The metrics worth tracking from the MeshOS dashboard are: setback activation count per zone per day (how often zones actually enter setback), setback dwell time (how long zones stay in setback before reoccupancy), and zone temperature deviation from setback target (did the VAV actually track the setpoint, or is the actuator underperforming). The third metric often surfaces deferred maintenance issues — a VAV box whose actuator has a dead band of ±4°F may be consuming full airflow while appearing in the BMS as "controlled."

We are not saying every HVAC retrofit produces measurable energy savings in the first year. Buildings with poor building envelope, unresolved air balancing issues, or HVAC equipment that is oversized for the current occupancy patterns will see modest setback impact until the underlying system issues are addressed. The mesh sensing layer reveals those issues; it does not solve them. The facility team still needs to use the data.

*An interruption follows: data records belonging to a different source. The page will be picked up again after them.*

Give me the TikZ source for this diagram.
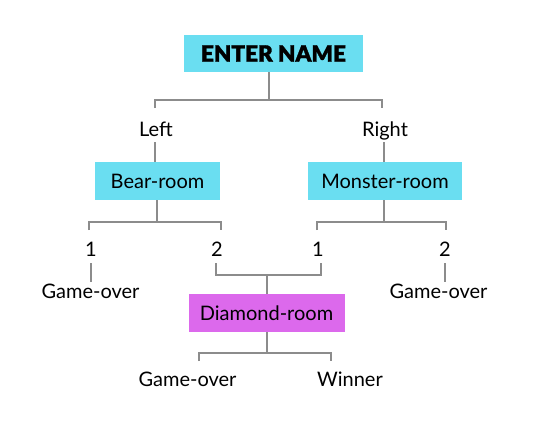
\documentclass[tikz,border=0pt]{standalone}
\usepackage{fontspec}
\setmainfont{Lato}
\newfontfamily\heavyfont{Lato Black}[FakeBold=1.4]
\definecolor{roomcyan}{HTML}{6ADEF1}
\definecolor{roompink}{HTML}{DC69EC}
\definecolor{wire}{HTML}{8C8C8C}
\begin{document}
\begin{tikzpicture}[x=1pt,y=-1pt,
  room/.style={inner sep=0pt, text=black, font=\fontsize{20}{22}\selectfont},
  lbl/.style={inner sep=0pt, anchor=base, font=\fontsize{20}{22}\selectfont},
  wire/.style={draw=wire, line width=1.2pt}]
\useasboundingbox (0,0) rectangle (549,436);

% boxes
\node[room, fill=roomcyan, minimum width=179pt, minimum height=37pt,
      font=\heavyfont\fontsize{22.5}{24}\selectfont] (enter) at (273.5,53.5) {ENTER NAME};
\node[room, fill=roomcyan, minimum width=125pt, minimum height=38pt] (bear) at (157.5,181) {Bear-room};
\node[room, fill=roomcyan, minimum width=154pt, minimum height=38pt] (monster) at (385,181) {Monster-room};
\node[room, fill=roompink, minimum width=156pt, minimum height=38pt] (diamond) at (266.5,313) {Diamond-room};

% labels (placed by baseline)
\node[lbl] (left) at (156,136) {Left};
\node[lbl] (right) at (385,136) {Right};
\node[lbl] (b1) at (91,256) {1};
\node[lbl] (b2) at (217,256) {2};
\node[lbl] (m1) at (318,256) {1};
\node[lbl] (m2) at (445,256) {2};
\node[lbl] (go1) at (90.5,298) {Game-over};
\node[lbl] (go2) at (438.5,298) {Game-over};
\node[lbl] (go3) at (187.5,386) {Game-over};
\node[lbl] (win) at (350,386) {Winner};

% junction points
\coordinate (eJ) at (269,100);
\coordinate (lT) at (155,108);  \coordinate (rT) at (382,108);
\coordinate (lB) at (155,142);  \coordinate (rB) at (384,142);
\coordinate (bJ) at (157,222);
\coordinate (b1T) at (89,230);  \coordinate (b2T) at (221,230);
\coordinate (mJ) at (384,222);
\coordinate (m1T) at (317,230); \coordinate (m2T) at (446,230);
\coordinate (b1B) at (91,263);  \coordinate (go1T) at (91,282);
\coordinate (m2B) at (445,263); \coordinate (go2T) at (445,282);
\coordinate (b2B) at (216,263); \coordinate (m1B) at (321,263);
\coordinate (dJ) at (267,275);
\coordinate (dB) at (267,353);
\coordinate (go3T) at (199,361); \coordinate (winT) at (331,361);

% connectors
\draw[wire] (enter.south -| eJ) -- (eJ);
\draw[wire] (lT) |- (eJ) -| (rT);
\draw[wire] (lB) -- (bear.north -| lB);
\draw[wire] (rB) -- (monster.north -| rB);
\draw[wire] (bear.south -| bJ) -- (bJ);
\draw[wire] (b1T) |- (bJ) -| (b2T);
\draw[wire] (monster.south -| mJ) -- (mJ);
\draw[wire] (m1T) |- (mJ) -| (m2T);
\draw[wire] (b1B) -- (go1T);
\draw[wire] (m2B) -- (go2T);
\draw[wire] (b2B) |- (dJ) -| (m1B);
\draw[wire] (dJ) -- (diamond.north -| dJ);
\draw[wire] (diamond.south -| dB) -- (dB);
\draw[wire] (go3T) |- (dB) -| (winT);
\end{tikzpicture}
\end{document}
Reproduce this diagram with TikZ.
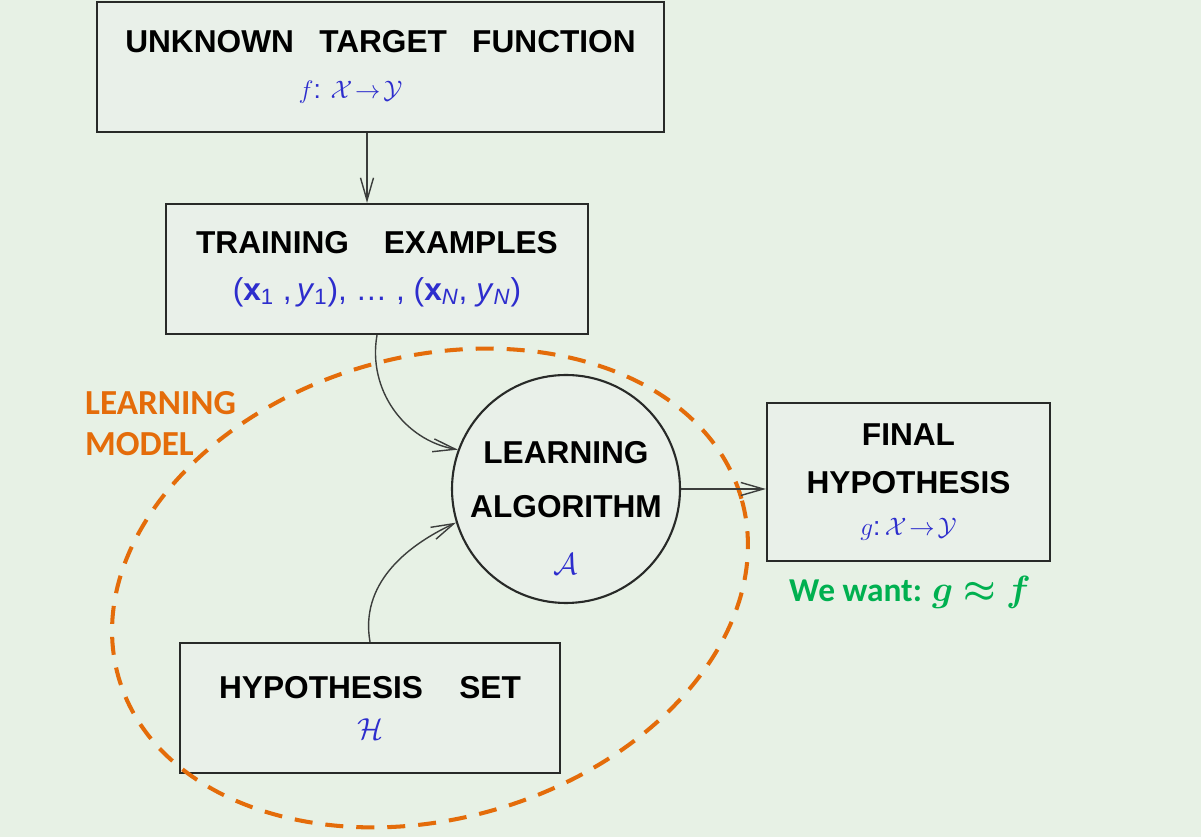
\documentclass[tikz,border=0pt]{standalone}
\usepackage{amsmath,amssymb,bm}
\usepackage{fontspec}
\setmainfont{Liberation Sans}
\newfontfamily\calibri{Carlito}
\usetikzlibrary{arrows.meta,positioning}

\definecolor{slidebg}{RGB}{231,241,229}
\definecolor{boxfill}{RGB}{233,240,233}
\definecolor{boxline}{RGB}{40,42,40}
\definecolor{arrgrey}{RGB}{60,62,60}
\definecolor{formblue}{RGB}{45,45,205}
\definecolor{modelorange}{RGB}{228,108,10}
\definecolor{wantgreen}{RGB}{0,176,80}

\newcommand{\formula}[2][15]{{\mdseries\color{formblue}\fontsize{#1}{17}\selectfont #2}}

\begin{document}
\begin{tikzpicture}[
    box/.style={draw=boxline, line width=1.3pt, fill=boxfill, minimum height=2.6cm, inner sep=0pt, align=center, font=\bfseries\fontsize{18}{26.5}\selectfont},
    algo/.style={circle, draw=boxline, line width=1.2pt, fill=boxfill, minimum size=4.56cm, inner sep=0pt},
    arr/.style={-{Straight Barb[length=4.5mm, width=2.6mm]}, line width=0.8pt, draw=arrgrey},
    modelline/.style={draw=modelorange, line width=2.3pt, dash pattern=on 0.36cm off 0.26cm}
]
  \path[use as bounding box, fill=slidebg] (0,0) rectangle (24.02,16.74);

  \node[box, minimum width=11.34cm] (target) at (7.61, 15.4)
    {UNKNOWN\hspace{0.8em}TARGET\hspace{0.8em}FUNCTION\\ \formula{$f$: $\mathcal{X}\!\to\!\mathcal{Y}$\hspace{1.2cm}}};
  \node[box, minimum width=8.44cm] (train) at (7.54, 11.36)
    {TRAINING\hspace{1.1em}EXAMPLES\\ {\mdseries\color{formblue}\fontsize{18}{20}\selectfont (\textbf{x}\textsubscript{1} ,\,\textit{y}\textsubscript{1}), \dots\ , (\textbf{x}\textsubscript{\textit{N}}, \textit{y}\textsubscript{\textit{N}})}};
  \node[box, minimum width=7.6cm] (hypset) at (7.4, 2.58)
    {HYPOTHESIS\hspace{1.15em}SET\\[-3pt] \formula[17]{$\mathcal{H}$}};
  \node[box, minimum width=5.66cm, minimum height=3.16cm, font=\bfseries\fontsize{18}{27.4}\selectfont] (final) at (18.17, 7.1)
    {FINAL\\HYPOTHESIS\\[-3.4pt] \formula{$g$:\,$\mathcal{X}\!\to\!\mathcal{Y}$}};

  \node[algo] (alg) at (11.32, 6.96) {};
  \node[align=center, font=\bfseries\fontsize{18}{30.7}\selectfont] (algtext) at ([yshift=-0.38cm]alg.center)
    {LEARNING\\ALGORITHM\\[1.5pt] \formula[17]{$\mathcal{A}$}};

  % learning model outline
  \draw[modelline, rotate around={16:(8.6,4.98)}] (8.6,4.98) ellipse [x radius=6.48, y radius=4.62];
  \node[anchor=west, align=left, text=modelorange, font=\calibri\bfseries\fontsize{20}{23.4}\selectfont] (model) at (1.58, 8.27)
    {LEARNING\\MODEL};

  \node[text=wantgreen, font=\fontsize{19}{22}\selectfont] (want) at (18.2, 4.9)
    {{\calibri\bfseries We want: }{\fontsize{20}{22}\selectfont$\bm{g \approx f}$}};

  \draw[arr] ([xshift=-0.27cm]target.south) -- ([xshift=-0.27cm]target.south |- train.north);
  \draw[arr] (train.south) to[out=-100, in=170] (alg.160);
  \draw[arr] (hypset.north) to[out=100, in=205] (alg.197);
  \draw[arr] (alg.east) -- (alg.east -| final.west);
\end{tikzpicture}
\end{document}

When Not to Retrofit Wirelessly

There are building types where a wireless HVAC zone control retrofit is the wrong approach regardless of the mesh technology. Buildings with no existing BACnet/IP supervisory layer — still running pneumatic actuators, or DDC panels with proprietary RS-232 supervisory ports that predate open protocol adoption — require a supervisory controller upgrade before wireless mesh integration makes sense. The wireless layer delivers setpoints; if there is nothing on the receiving end that can accept a BACnet WriteProperty and translate it to a damper signal, the integration chain is broken at the BMS, not at the mesh.

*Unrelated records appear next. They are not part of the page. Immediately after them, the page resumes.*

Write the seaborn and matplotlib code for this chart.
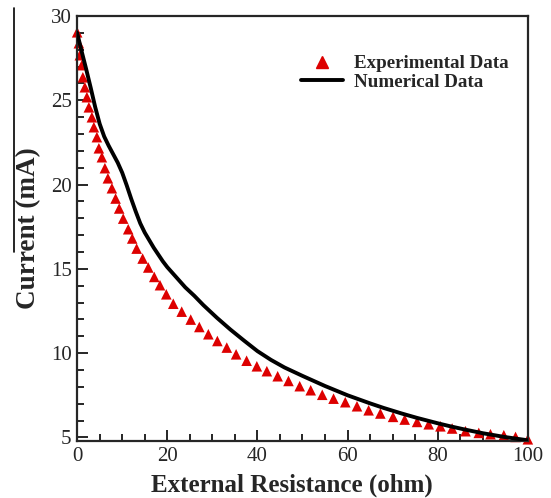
import matplotlib
matplotlib.use("Agg")
import matplotlib.pyplot as plt
from matplotlib.lines import Line2D
from matplotlib.ticker import MultipleLocator
import seaborn as sns
import pandas as pd

# experimental points (symbols)
exp_r = [0, 0.38, 0.6, 1.04, 1.27, 1.71, 2.16, 2.6, 3.27, 3.71, 4.38, 4.82, 5.49, 6.16,
         6.82, 7.71, 8.53, 9.33, 10.22, 11.33, 12.22, 13.2, 14.53, 15.78, 17.11, 18.38,
         19.78, 21.33, 23.2, 25.2, 27.11, 29.11, 31.11, 33.2, 35.27, 37.6, 39.87, 42.09,
         44.49, 46.89, 49.38, 51.82, 54.38, 56.89, 59.49, 62.09, 64.67, 67.27, 70.09,
         72.67, 75.42, 78.0, 80.6, 83.2, 86.16, 89.11, 91.71, 94.67, 97.27, 100]
exp_i = [29.03, 28.38, 27.67, 27.08, 26.36, 25.77, 25.18, 24.58, 23.99, 23.40, 22.81,
         22.15, 21.62, 20.97, 20.37, 19.78, 19.17, 18.58, 17.98, 17.35, 16.80, 16.20,
         15.61, 15.08, 14.52, 14.03, 13.49, 12.93, 12.46, 11.99, 11.55, 11.12, 10.72,
         10.33, 9.93, 9.55, 9.22, 8.93, 8.63, 8.35, 8.04, 7.80, 7.53, 7.30, 7.09, 6.85,
         6.61, 6.42, 6.22, 6.06, 5.92, 5.78, 5.66, 5.53, 5.37, 5.27, 5.19, 5.13, 5.03, 4.89]

# numerical curve
num_r = [0, 1, 2, 3, 4, 5, 6, 7, 8, 9, 10, 11, 12, 13, 14, 15, 16, 17, 18, 19, 20,
         22, 24, 26, 28, 31, 34, 37, 40, 43, 46, 50, 55, 60, 65, 68, 72, 75.4, 80,
         82.8, 86, 90, 95, 100]
num_i = [29.0, 27.9, 26.85, 25.75, 24.6, 23.6, 22.85, 22.3, 21.8, 21.3, 20.7, 19.95,
         19.15, 18.4, 17.7, 17.15, 16.7, 16.25, 15.85, 15.45, 15.1,
         14.5, 13.9, 13.4, 12.85, 12.1, 11.4, 10.75, 10.12, 9.6, 9.15, 8.65, 8.05, 7.5,
         7.02, 6.75, 6.42, 6.16, 5.84, 5.66, 5.47, 5.25, 5.02, 4.83]

sns.set_style("ticks")
plt.rcParams["font.family"] = ["Liberation Serif", "DejaVu Serif"]

df_exp = pd.DataFrame({"r": exp_r, "i": exp_i})
df_num = pd.DataFrame({"r": num_r, "i": num_i})

fig = plt.figure(figsize=(5.51, 4.98), dpi=100)
ax = fig.add_axes([0.140, 0.1145, 0.818, 0.8535])

sns.lineplot(data=df_num, x="r", y="i", color="black", linewidth=2.8, sort=False,
             ax=ax, zorder=3)
sns.scatterplot(data=df_exp, x="r", y="i", marker="^", color="#dd0000", s=58,
                edgecolor="none", ax=ax, zorder=2, clip_on=False)

ax.set_xlim(0, 100)
ax.set_ylim(4.79, 30)
ax.xaxis.set_major_locator(MultipleLocator(20))
ax.xaxis.set_minor_locator(MultipleLocator(5))
ax.set_yticks([5, 10, 15, 20, 25, 30])
ax.yaxis.set_minor_locator(MultipleLocator(1))
ax.tick_params(which="both", direction="in", width=1.4, labelsize=15, pad=4)
ax.tick_params(which="major", length=8)
ax.tick_params(which="minor", length=5)
for s in ax.spines.values():
    s.set_linewidth(1.6)

ax.set_xlabel("External Resistance (ohm)", fontsize=18, fontweight="bold")
ax.set_ylabel("Current (mA)", fontsize=19.5, fontweight="bold")
ax.xaxis.set_label_coords(0.476, -0.077)
ax.yaxis.set_label_coords(-0.080, 0.5)

handles = [Line2D([], [], marker="^", color="#dd0000", linestyle="none", markersize=8),
           Line2D([], [], color="black", linewidth=2.8)]
ax.legend(handles, ["Experimental Data", "Numerical Data"], loc="center left",
          bbox_to_anchor=(0.4967, 0.866), frameon=False, handlelength=2.2,
          handletextpad=0.58, labelspacing=0.06, borderpad=0, borderaxespad=0,
          prop={"weight": "bold", "size": 13.7})

# stray border line at the left edge of the original picture
fig.add_artist(Line2D([14 / 551, 14 / 551], [1 - 8 / 498, 1 - 252 / 498],
                      color="black", linewidth=1.2))

fig.savefig("out.png", dpi=100)
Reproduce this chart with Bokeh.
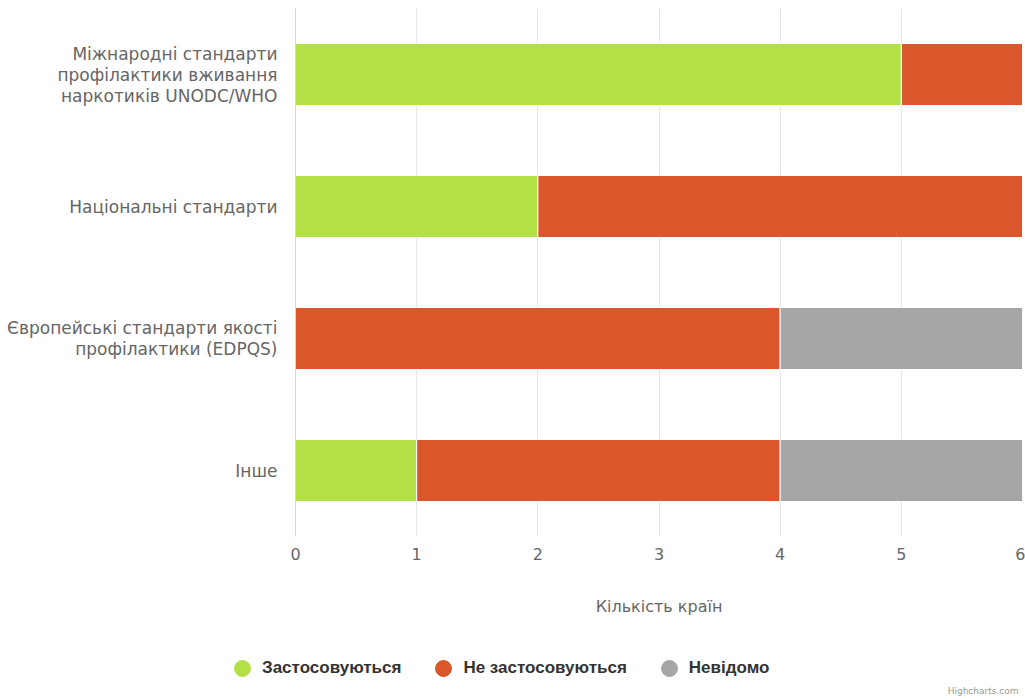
from bokeh.plotting import figure
from bokeh.models import ColumnDataSource, FactorRange, Range1d, Legend, LegendItem, Label
from bokeh.embed import file_html
from bokeh.resources import INLINE

categories = [
    "Міжнародні стандарти\nпрофілактики вживання\nнаркотиків UNODC/WHO",
    "Національні стандарти",
    "Європейські стандарти якості\nпрофілактики (EDPQS)",
    "Інше",
]
series_names = ["Застосовуються", "Не застосовуються", "Невідомо"]
applied = [5, 2, 0, 1]
not_applied = [1, 4, 4, 3]
unknown = [0, 0, 2, 2]
x_ticks = [0, 1, 2, 3, 4, 5, 6]
x_title = "Кількість країн"
colors = ["#b3e046", "#d9572a", "#a6a6a6"]

source = ColumnDataSource(dict(cat=categories, s0=applied, s1=not_applied, s2=unknown))

p = figure(
    width=1025, height=630,
    y_range=FactorRange(*list(reversed(categories))),
    x_range=Range1d(0, 6),
    output_backend="svg", toolbar_location=None,
    min_border_left=295, min_border_right=3, min_border_top=8, min_border_bottom=94,
)
p.outline_line_color = None
p.background_fill_color = "white"

rends = p.hbar_stack(["s0", "s1", "s2"], y="cat", height=0.47, color=colors,
                     line_color="white", line_width=1, source=source)

# axes
p.xaxis.ticker = x_ticks
p.xaxis.axis_line_color = None
p.xaxis.major_tick_line_color = None
p.xaxis.minor_tick_line_color = None
p.xaxis.major_tick_out = 0
p.xaxis.major_tick_in = 0
p.xaxis.minor_tick_out = 0
p.xaxis.major_label_text_font = "DejaVu Sans"
p.xaxis.major_label_text_font_size = "16px"
p.xaxis.major_label_text_color = "#666666"
p.xaxis.major_label_standoff = 11
p.xaxis.axis_label = x_title
p.xaxis.axis_label_text_font = "DejaVu Sans"
p.xaxis.axis_label_text_font_style = "normal"
p.xaxis.axis_label_text_font_size = "16px"
p.xaxis.axis_label_text_color = "#666666"
p.xaxis.axis_label_standoff = 34

p.yaxis.axis_line_color = "#ccd6eb"
p.yaxis.major_tick_line_color = None
p.yaxis.minor_tick_line_color = None
p.yaxis.major_tick_out = 0
p.yaxis.major_tick_in = 0
p.yaxis.minor_tick_out = 0
p.yaxis.major_label_text_font = "DejaVu Sans"
p.yaxis.major_label_text_font_size = "17px"
p.yaxis.major_label_text_line_height = 1.05
p.yaxis.major_label_text_color = "#666666"
p.yaxis.major_label_standoff = 18

p.xgrid.grid_line_color = "#e6e6e6"
p.ygrid.grid_line_color = None

# legend strip below the chart (separate root, frame covers the whole strip)
p2 = figure(width=1025, height=70, x_range=Range1d(0, 1025), y_range=Range1d(0, 70),
            x_axis_type=None, y_axis_type=None, output_backend="svg",
            toolbar_location=None, min_border=0)
p2.outline_line_color = None
p2.grid.grid_line_color = None

nan = float("nan")
items = []
for name, c in zip(series_names, colors):
    r = p2.scatter(x=[nan], y=[nan], marker="circle", size=16, fill_color=c, line_color=c)
    items.append(LegendItem(label=name, renderers=[r]))
legend = Legend(items=items, orientation="horizontal", location=(222, 12),
                glyph_width=40, glyph_height=40, label_standoff=0, spacing=22,
                padding=0, margin=0, border_line_color=None, background_fill_alpha=0,
                label_text_font="Liberation Sans", label_text_font_style="bold",
                label_text_font_size="17px", label_text_color="#333333")
p2.add_layout(legend, "center")

credit = Label(x=1018, y=10, text="Highcharts.com",
               text_align="right", text_baseline="middle", text_font_size="9px",
               text_color="#999999", text_font="DejaVu Sans")
p2.add_layout(credit)

open("out.html", "w").write(file_html([p, p2], INLINE))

Similarly, buildings where the HVAC zones are so large (single VAV serving 5,000+ sq ft open floorplate) that zone-level setback produces minimal energy benefit are poor candidates for a zone control retrofit. The benefit of occupancy-based DCV scales with zone granularity; if each zone is already large enough to average out occupancy variations, the incremental benefit of adding occupancy sensing is small. In those buildings, a simpler scheduling update — adjusting the BAS schedule to match actual occupancy patterns observed over a monitoring period — may deliver comparable savings at lower infrastructure cost.